**Given instruction:** Skip pictures; extract every line from the one with "Give me the Plotly source for this chart." through the one with "import plotly.graph_objects as go", exactly as written.

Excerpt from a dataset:

══════════════════════════════

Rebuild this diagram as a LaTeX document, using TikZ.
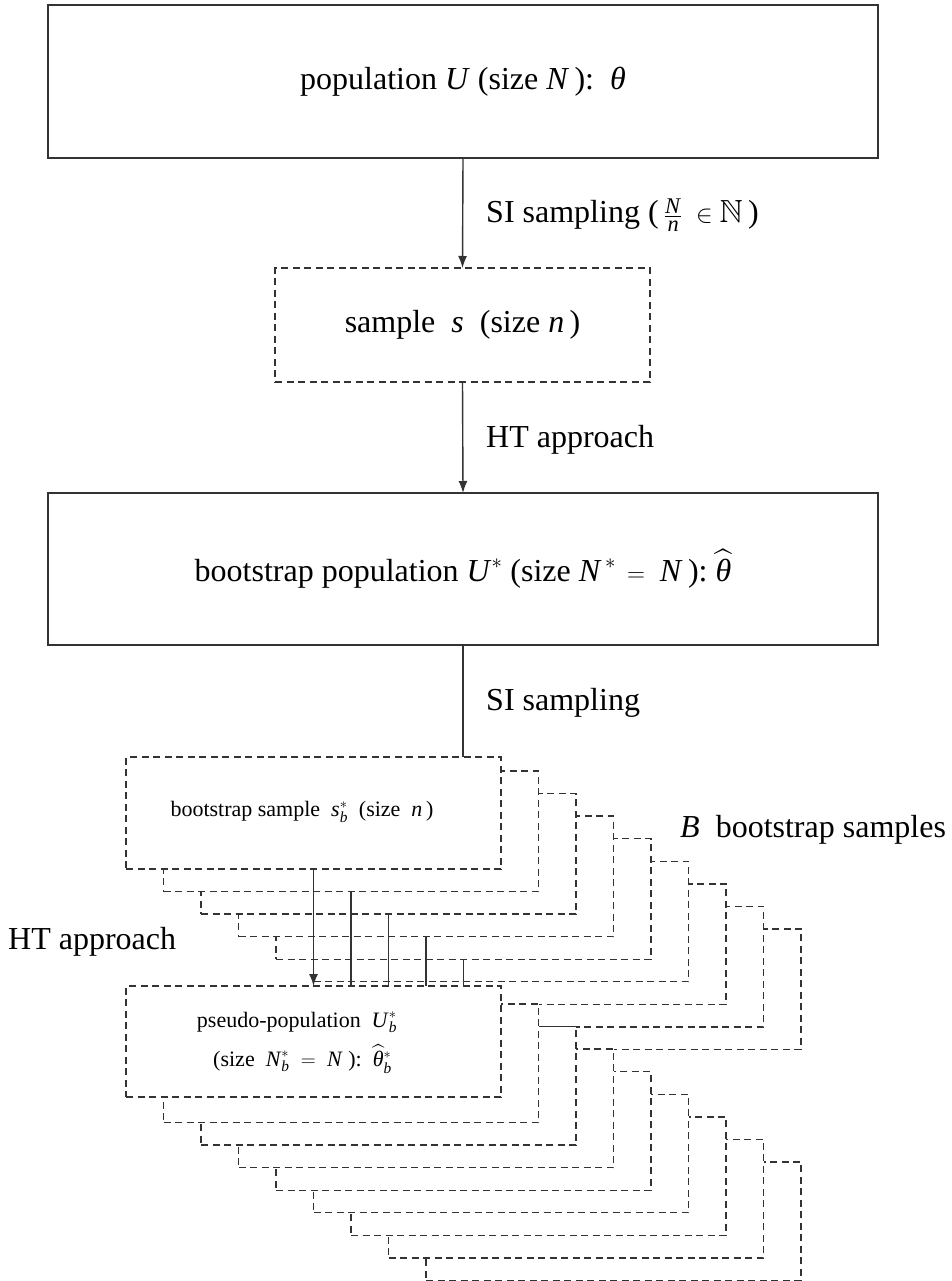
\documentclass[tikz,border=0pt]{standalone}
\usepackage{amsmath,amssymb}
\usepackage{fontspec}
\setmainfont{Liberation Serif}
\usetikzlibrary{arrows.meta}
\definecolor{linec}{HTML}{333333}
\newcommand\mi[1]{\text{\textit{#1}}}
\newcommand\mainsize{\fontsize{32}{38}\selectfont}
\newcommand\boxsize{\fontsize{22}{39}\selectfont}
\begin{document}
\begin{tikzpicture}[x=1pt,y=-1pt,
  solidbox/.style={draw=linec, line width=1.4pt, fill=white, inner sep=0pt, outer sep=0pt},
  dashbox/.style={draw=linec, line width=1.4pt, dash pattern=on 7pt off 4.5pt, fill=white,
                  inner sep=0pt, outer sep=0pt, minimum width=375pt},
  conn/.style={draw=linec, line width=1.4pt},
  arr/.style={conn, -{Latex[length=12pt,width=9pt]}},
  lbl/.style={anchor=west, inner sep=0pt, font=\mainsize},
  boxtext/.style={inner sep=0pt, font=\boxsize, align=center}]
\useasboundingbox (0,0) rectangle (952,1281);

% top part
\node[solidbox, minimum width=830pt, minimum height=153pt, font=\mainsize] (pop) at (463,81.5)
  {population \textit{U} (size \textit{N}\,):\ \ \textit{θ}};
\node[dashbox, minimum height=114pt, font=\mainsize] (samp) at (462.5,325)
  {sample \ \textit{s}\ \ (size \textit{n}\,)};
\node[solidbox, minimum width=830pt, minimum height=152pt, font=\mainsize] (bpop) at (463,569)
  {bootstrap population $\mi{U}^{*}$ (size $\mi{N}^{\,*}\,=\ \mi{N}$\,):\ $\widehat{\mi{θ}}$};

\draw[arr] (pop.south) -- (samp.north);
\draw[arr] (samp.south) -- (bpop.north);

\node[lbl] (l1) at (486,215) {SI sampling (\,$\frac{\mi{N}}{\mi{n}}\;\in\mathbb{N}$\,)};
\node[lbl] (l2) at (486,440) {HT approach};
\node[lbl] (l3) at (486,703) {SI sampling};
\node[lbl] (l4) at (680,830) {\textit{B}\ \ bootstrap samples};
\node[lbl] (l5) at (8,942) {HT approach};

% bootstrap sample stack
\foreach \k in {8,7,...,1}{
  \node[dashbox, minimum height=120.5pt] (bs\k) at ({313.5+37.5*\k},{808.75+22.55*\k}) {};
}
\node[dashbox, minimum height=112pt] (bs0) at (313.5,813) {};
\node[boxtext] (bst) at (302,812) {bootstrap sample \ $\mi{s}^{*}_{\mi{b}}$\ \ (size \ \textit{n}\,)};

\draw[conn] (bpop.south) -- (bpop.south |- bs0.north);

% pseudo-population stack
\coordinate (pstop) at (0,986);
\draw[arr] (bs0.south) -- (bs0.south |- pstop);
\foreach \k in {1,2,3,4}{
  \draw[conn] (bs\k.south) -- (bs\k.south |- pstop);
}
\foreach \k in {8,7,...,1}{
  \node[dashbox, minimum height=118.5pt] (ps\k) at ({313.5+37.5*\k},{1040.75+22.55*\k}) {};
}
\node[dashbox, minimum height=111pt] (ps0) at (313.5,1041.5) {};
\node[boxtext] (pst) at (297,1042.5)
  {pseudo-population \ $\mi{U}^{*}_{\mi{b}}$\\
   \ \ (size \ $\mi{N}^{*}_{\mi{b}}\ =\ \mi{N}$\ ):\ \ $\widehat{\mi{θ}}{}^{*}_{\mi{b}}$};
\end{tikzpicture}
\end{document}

══════════════════════════════

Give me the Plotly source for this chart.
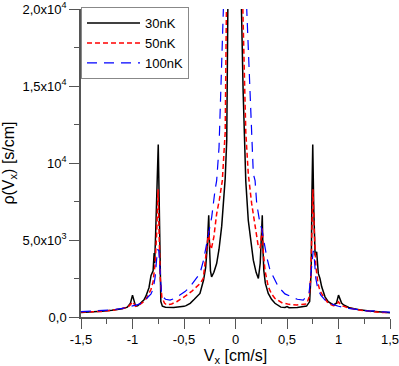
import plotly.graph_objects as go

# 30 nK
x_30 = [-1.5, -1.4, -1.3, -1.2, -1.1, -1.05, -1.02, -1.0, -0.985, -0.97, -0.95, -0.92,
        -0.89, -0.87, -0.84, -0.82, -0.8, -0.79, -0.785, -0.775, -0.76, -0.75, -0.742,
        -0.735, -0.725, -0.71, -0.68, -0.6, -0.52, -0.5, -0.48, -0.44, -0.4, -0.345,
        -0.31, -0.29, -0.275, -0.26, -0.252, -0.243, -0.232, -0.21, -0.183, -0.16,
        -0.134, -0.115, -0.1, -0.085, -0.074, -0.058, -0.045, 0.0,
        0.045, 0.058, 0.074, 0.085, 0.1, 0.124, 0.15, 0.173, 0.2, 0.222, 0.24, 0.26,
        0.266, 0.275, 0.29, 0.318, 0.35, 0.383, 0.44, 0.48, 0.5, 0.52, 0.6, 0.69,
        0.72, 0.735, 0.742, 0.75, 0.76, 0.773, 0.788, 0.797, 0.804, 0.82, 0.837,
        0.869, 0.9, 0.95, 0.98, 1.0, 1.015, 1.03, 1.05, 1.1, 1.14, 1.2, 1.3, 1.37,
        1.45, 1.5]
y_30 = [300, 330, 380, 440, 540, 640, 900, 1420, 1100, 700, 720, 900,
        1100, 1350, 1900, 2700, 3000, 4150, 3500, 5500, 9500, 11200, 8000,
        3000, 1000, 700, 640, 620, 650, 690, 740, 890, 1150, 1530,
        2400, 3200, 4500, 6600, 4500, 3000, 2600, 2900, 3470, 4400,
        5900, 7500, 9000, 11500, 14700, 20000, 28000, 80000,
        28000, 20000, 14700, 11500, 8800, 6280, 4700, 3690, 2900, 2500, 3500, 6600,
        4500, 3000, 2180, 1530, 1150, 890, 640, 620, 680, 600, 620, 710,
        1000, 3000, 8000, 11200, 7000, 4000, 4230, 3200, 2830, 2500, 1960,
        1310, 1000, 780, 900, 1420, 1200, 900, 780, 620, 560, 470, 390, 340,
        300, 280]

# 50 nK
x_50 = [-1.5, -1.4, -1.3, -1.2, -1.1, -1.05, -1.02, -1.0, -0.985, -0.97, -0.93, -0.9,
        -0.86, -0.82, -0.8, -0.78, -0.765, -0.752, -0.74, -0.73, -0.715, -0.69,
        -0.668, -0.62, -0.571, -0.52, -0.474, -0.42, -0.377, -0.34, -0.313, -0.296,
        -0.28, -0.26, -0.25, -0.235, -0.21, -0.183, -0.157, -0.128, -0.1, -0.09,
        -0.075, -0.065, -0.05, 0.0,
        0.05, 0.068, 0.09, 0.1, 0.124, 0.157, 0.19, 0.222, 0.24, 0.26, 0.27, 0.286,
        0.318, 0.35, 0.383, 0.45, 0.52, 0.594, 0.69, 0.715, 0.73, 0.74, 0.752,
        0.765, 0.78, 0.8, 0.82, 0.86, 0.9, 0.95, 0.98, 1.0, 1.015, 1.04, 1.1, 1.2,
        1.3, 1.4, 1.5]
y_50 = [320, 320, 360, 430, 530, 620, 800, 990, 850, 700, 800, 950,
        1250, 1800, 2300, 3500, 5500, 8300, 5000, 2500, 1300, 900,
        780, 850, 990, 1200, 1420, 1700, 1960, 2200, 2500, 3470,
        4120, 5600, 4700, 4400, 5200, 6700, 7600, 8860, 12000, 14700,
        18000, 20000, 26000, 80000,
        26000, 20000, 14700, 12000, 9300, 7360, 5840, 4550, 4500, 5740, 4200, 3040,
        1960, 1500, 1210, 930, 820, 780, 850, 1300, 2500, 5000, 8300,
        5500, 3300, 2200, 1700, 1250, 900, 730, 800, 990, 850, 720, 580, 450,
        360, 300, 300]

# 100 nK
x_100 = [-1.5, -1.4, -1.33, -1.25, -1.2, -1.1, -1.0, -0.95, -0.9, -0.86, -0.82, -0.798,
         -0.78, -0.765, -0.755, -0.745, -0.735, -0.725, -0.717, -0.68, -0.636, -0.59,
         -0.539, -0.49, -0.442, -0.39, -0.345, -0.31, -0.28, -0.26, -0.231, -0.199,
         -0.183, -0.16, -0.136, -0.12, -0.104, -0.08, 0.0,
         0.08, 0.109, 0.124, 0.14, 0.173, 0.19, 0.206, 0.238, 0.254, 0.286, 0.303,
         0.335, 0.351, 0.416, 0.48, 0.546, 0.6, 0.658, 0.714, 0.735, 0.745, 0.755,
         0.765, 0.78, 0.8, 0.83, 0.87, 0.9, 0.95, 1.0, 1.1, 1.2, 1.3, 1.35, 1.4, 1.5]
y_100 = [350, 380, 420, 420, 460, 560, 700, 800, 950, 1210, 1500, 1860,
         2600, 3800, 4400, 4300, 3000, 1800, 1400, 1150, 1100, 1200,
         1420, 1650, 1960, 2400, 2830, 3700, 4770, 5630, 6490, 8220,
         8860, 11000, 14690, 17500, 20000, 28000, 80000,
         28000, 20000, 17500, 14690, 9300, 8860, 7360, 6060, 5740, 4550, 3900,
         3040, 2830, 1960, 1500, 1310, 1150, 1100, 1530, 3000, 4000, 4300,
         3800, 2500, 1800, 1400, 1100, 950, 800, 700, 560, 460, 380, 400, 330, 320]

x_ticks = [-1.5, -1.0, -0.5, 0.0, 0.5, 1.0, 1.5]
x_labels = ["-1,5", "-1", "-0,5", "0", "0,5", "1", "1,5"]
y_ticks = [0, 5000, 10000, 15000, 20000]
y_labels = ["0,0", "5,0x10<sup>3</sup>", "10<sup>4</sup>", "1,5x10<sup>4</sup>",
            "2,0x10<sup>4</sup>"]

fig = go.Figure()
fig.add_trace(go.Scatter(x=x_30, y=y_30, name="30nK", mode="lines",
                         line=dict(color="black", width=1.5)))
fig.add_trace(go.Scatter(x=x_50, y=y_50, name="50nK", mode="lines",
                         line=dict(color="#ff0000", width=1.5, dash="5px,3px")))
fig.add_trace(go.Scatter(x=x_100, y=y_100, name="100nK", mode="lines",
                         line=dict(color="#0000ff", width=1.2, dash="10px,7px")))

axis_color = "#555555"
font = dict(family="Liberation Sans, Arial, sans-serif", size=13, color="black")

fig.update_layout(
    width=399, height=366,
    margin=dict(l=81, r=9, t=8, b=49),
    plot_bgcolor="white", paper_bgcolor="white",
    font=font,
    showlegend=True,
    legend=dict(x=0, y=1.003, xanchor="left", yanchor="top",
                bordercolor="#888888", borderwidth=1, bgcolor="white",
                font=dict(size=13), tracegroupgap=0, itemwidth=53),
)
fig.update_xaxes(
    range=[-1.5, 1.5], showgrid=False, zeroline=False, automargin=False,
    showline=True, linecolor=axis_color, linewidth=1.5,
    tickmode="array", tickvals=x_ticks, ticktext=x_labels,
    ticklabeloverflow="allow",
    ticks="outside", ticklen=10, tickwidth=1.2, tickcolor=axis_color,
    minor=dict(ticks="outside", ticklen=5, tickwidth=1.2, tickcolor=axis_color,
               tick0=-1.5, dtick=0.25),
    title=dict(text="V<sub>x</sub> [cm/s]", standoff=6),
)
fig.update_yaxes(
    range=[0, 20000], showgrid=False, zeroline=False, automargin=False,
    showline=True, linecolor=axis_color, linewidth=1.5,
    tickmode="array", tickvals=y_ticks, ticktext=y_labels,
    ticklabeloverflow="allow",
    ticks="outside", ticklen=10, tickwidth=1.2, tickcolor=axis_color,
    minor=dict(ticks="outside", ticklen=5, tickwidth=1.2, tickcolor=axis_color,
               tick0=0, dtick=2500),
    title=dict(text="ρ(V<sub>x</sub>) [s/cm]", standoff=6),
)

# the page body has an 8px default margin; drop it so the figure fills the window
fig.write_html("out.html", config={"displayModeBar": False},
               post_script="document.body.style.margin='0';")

══════════════════════════════

**Reply:**
Give me the Plotly source for this chart.
import plotly.graph_objects as go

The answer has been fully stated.